The reading table at the centre of the room is original. The portable wooden library steps are still in place. Most of the books are behind glass but the shelving itself is accessible, and the sheer density of the collection — in a room that still looks like it was in active use when someone left — is the main impression the room leaves.
The private apartments of King Carol I and Queen Elisabeth are the most personally revealing spaces in the castle. Unlike the state rooms below, these were lived in daily and reflect specific tastes rather than protocol. Carol I's study is arranged around a large desk with a view of the mountain forest. The bedroom furniture is German Renaissance revival — the same style he grew up with in Sigmaringen. Queen Elisabeth's rooms are lighter and more personal, filled with the material she collected during decades of residence: devotional objects, photographs, embroideries she made herself.
A small adjoining dressing room contains personal effects — hairbrushes, a writing set, travel accessories — that sit behind glass exactly where they were left. It is the most human corner of an otherwise monumental building.

Pelișor Castle — Queen Marie's Art Nouveau retreat, 300 metres up the hill from Peleș.
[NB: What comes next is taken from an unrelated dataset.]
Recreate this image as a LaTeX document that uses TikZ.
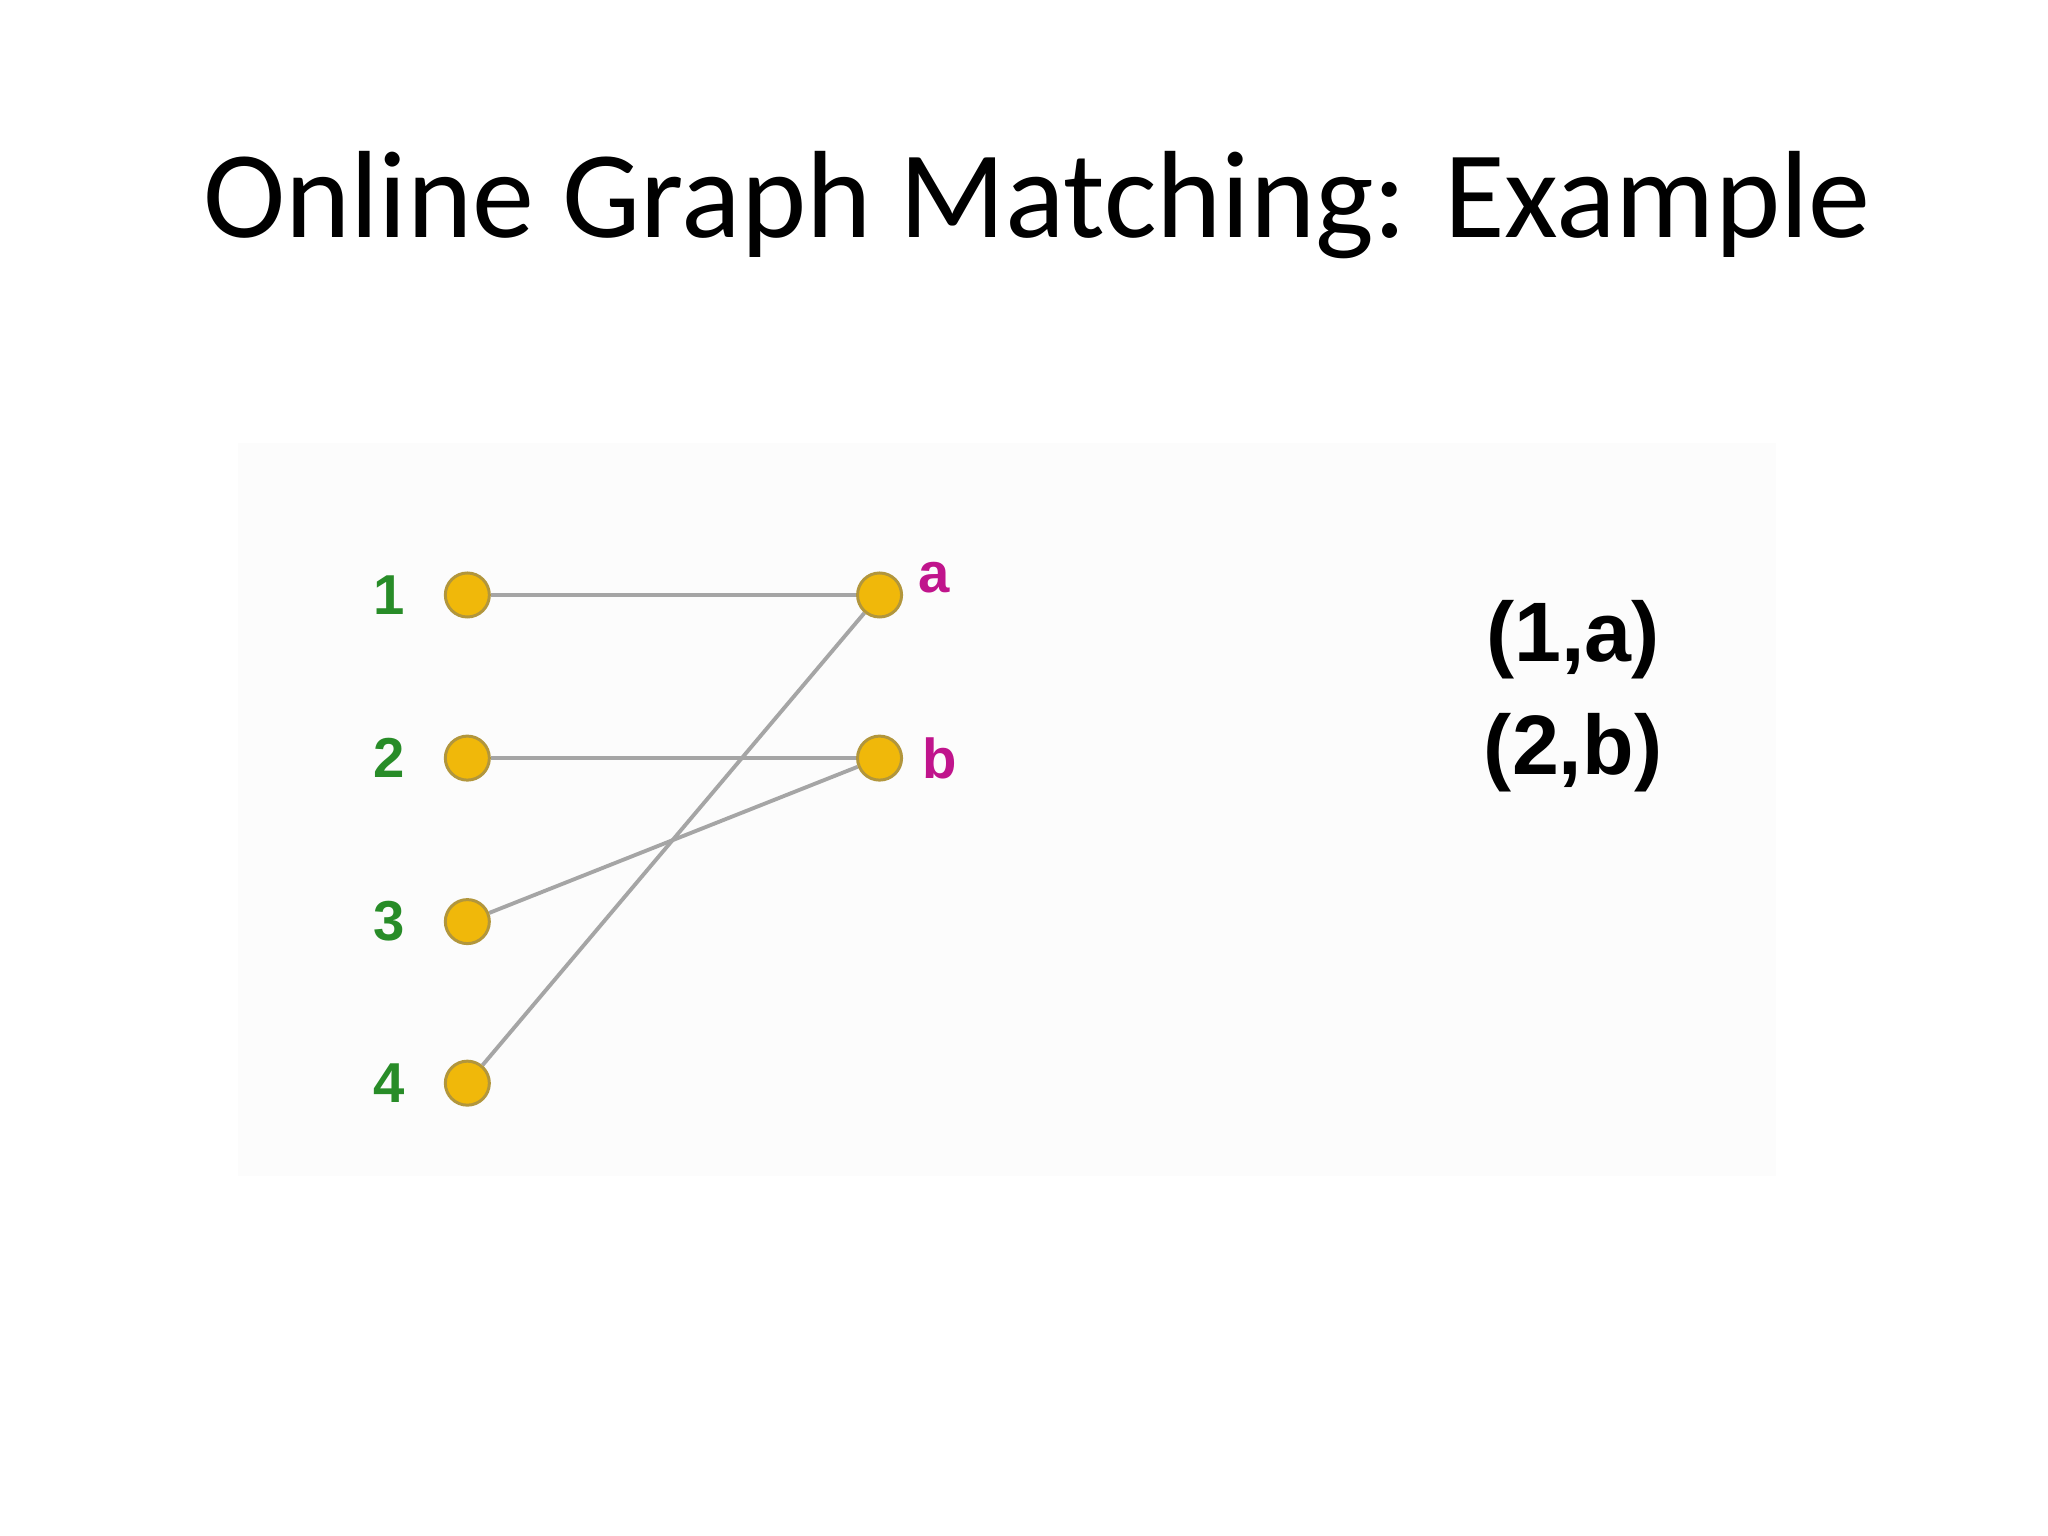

Pelișor ("Little Peleș") was built between 1899 and 1902 for Crown Prince Ferdinand and his wife, later Queen Marie of Romania. Where Peleș is Neo-Renaissance and German in character, Pelișor is Art Nouveau — an entirely different aesthetic. Marie's Gold Room, covered in Byzantine-influenced golden mosaic, is the most distinctive space. The furniture was designed by the same Vienna Secessionist workshops that furnished the Wiener Werkstätte's most notable commissions.
It's a smaller building than Peleș — around 70 rooms — but worth the additional 30 RON entry if you have time. The contrast between the two buildings is instructive: two generations of the same royal family with completely different architectural instincts, 300 metres apart.